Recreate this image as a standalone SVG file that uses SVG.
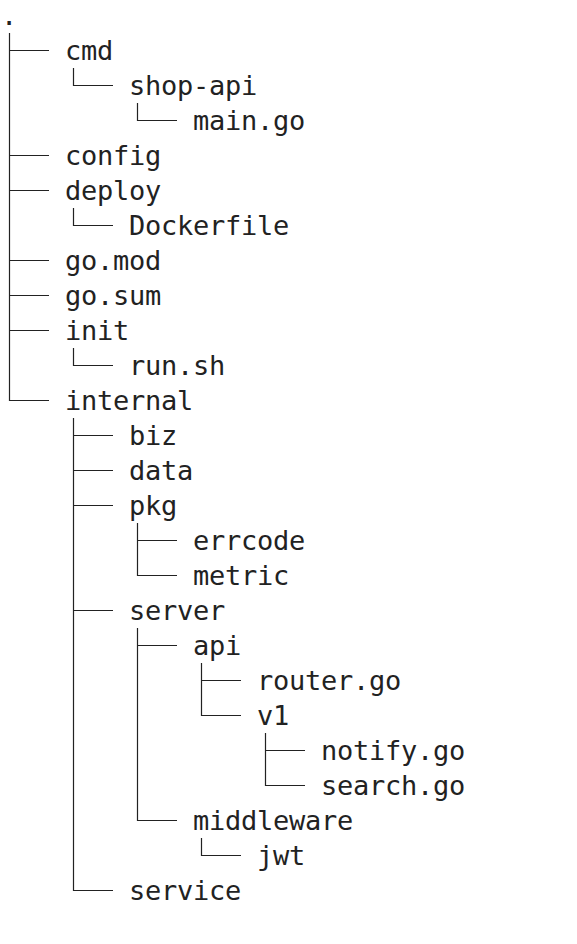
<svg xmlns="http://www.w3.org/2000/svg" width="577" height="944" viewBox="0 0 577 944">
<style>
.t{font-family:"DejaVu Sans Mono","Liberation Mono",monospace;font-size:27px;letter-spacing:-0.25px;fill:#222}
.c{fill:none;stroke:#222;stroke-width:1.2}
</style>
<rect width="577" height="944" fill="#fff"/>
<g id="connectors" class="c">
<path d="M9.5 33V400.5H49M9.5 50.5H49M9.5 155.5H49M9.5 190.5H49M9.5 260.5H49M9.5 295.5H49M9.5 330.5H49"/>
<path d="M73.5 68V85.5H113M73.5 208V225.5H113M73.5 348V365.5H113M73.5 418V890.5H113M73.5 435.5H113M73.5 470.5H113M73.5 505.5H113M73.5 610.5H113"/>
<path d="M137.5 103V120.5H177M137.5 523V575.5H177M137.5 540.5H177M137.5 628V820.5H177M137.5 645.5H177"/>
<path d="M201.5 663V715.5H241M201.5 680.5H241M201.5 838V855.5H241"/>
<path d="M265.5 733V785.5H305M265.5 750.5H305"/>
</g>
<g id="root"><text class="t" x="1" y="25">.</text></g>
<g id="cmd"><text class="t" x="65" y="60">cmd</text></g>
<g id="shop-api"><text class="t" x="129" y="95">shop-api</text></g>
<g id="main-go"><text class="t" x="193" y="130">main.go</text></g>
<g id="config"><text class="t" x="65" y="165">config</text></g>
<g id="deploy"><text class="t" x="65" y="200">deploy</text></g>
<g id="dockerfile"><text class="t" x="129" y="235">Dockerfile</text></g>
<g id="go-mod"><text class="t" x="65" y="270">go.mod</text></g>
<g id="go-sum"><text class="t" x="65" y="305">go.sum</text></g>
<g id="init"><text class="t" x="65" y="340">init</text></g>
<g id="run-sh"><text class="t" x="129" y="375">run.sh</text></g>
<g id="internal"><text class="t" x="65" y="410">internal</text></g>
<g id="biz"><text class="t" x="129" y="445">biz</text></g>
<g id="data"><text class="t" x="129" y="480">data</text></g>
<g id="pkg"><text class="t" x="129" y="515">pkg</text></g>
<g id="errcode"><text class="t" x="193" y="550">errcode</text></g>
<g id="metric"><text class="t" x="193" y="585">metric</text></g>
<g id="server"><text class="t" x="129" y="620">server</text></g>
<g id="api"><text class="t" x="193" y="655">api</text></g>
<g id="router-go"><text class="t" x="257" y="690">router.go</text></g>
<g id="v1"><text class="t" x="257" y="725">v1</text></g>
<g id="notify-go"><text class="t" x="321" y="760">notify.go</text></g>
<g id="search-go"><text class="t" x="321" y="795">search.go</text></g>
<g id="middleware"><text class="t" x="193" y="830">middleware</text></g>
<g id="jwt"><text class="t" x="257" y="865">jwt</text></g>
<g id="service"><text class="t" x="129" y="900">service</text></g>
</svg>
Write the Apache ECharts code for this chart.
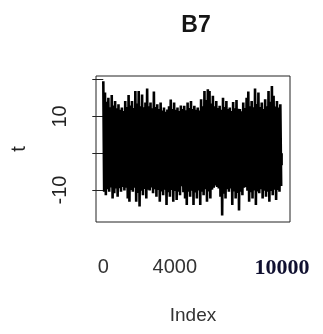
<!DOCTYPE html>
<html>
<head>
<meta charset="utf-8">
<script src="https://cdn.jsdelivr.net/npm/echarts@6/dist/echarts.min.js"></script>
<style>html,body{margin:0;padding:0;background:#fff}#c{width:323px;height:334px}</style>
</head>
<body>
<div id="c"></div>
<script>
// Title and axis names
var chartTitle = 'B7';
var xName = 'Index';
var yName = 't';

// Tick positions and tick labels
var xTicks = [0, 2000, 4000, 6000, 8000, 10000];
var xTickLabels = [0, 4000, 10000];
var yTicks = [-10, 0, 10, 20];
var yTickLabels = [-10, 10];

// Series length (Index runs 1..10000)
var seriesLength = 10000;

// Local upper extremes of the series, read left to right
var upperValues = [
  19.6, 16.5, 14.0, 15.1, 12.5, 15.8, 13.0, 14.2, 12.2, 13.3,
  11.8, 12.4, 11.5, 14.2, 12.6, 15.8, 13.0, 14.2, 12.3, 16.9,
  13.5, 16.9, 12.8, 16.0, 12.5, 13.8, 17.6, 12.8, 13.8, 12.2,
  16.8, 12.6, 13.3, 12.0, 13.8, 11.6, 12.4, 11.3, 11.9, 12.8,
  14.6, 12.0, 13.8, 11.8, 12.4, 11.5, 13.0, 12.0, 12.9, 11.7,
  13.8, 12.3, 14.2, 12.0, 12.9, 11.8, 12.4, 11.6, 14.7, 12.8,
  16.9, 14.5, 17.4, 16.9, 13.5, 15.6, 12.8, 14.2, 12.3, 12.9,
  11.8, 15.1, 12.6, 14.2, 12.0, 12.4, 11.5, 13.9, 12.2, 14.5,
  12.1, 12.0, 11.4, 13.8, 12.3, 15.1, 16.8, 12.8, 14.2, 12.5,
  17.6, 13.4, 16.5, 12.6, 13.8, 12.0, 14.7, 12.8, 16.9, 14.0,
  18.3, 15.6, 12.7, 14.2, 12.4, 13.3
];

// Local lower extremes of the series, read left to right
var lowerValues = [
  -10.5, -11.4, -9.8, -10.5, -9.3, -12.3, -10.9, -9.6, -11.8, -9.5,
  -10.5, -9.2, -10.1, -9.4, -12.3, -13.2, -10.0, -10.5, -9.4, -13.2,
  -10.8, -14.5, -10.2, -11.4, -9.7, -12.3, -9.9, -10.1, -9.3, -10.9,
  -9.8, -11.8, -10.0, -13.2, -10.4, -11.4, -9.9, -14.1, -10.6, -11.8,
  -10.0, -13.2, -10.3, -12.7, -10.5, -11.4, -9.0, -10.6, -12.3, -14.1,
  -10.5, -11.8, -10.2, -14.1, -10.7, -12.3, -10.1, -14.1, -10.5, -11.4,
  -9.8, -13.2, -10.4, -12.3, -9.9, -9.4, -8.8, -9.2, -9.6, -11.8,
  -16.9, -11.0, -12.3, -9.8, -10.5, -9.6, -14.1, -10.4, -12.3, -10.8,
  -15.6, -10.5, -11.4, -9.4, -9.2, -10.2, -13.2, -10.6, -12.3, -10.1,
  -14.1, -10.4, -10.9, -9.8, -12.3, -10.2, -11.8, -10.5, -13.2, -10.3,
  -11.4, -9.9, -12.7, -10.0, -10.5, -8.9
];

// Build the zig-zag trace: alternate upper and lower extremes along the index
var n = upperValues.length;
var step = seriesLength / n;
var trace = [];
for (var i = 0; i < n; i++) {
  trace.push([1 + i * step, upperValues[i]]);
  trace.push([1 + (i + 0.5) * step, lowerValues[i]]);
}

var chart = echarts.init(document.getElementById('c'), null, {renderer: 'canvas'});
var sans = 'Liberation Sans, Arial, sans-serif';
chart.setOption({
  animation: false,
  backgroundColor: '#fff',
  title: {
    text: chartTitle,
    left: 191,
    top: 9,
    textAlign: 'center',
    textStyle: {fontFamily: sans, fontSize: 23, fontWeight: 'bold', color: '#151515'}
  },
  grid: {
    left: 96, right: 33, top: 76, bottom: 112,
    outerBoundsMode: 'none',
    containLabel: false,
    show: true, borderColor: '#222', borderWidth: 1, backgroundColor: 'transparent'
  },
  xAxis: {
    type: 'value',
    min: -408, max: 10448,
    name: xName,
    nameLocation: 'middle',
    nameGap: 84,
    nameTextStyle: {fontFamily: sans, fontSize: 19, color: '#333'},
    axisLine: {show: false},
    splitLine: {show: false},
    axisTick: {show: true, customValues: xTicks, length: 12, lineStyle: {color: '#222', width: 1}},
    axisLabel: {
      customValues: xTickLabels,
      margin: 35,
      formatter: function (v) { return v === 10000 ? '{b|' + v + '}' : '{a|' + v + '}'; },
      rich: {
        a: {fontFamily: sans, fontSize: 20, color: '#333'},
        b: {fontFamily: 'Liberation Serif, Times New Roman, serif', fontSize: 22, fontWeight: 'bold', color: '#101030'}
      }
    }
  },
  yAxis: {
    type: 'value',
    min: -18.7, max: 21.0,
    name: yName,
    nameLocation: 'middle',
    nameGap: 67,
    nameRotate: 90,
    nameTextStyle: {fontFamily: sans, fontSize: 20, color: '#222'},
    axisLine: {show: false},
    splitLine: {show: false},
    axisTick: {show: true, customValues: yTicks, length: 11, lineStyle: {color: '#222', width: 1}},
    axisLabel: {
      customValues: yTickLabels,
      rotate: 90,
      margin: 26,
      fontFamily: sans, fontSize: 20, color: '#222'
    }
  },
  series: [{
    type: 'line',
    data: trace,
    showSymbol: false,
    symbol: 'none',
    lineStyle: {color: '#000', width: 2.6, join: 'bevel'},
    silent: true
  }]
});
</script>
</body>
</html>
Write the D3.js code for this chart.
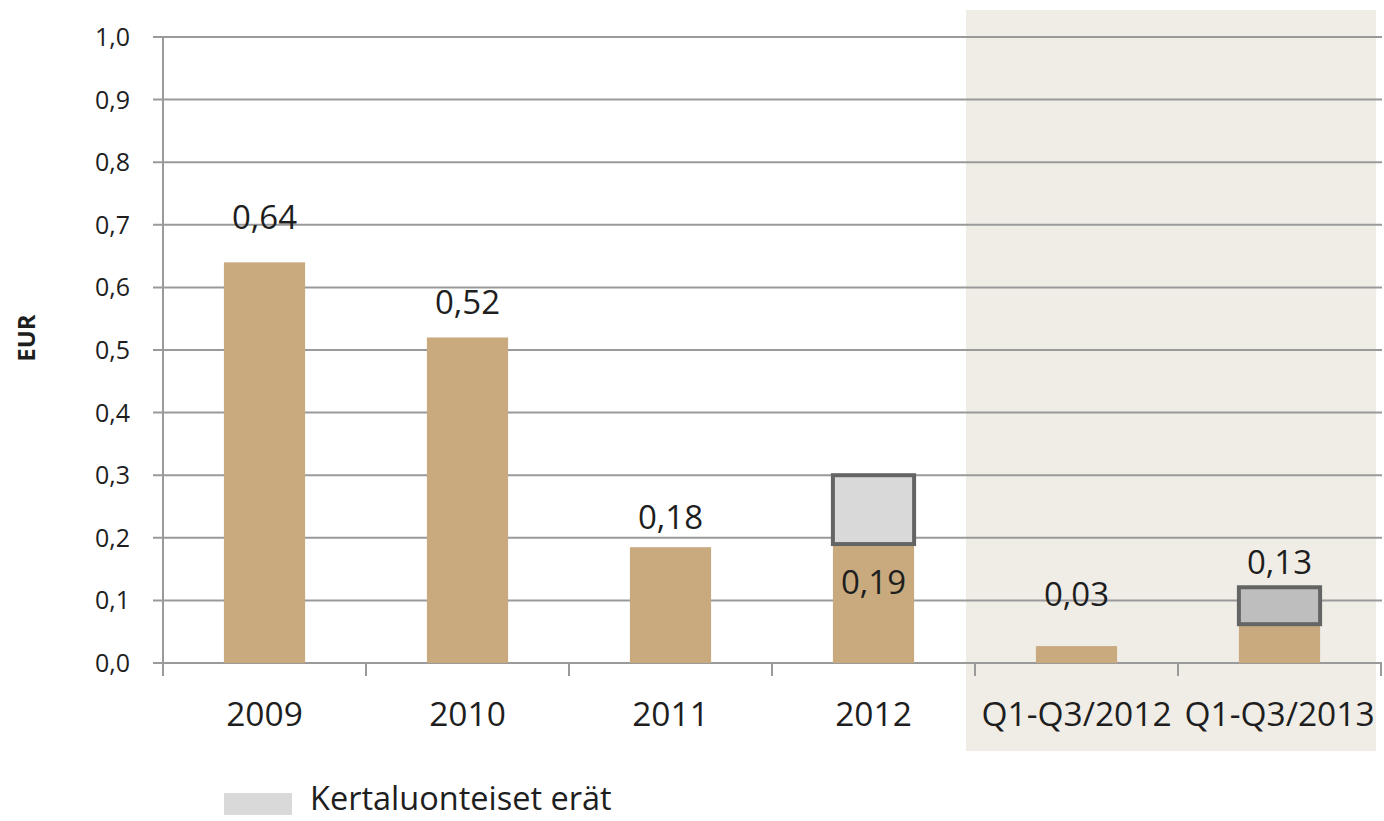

==================================================

§ What the task requires
Find the word "Write" and list each line it appears in.

§ Result of the task
Write the Apache ECharts code for this chart.
Write the D3.js code for this chart.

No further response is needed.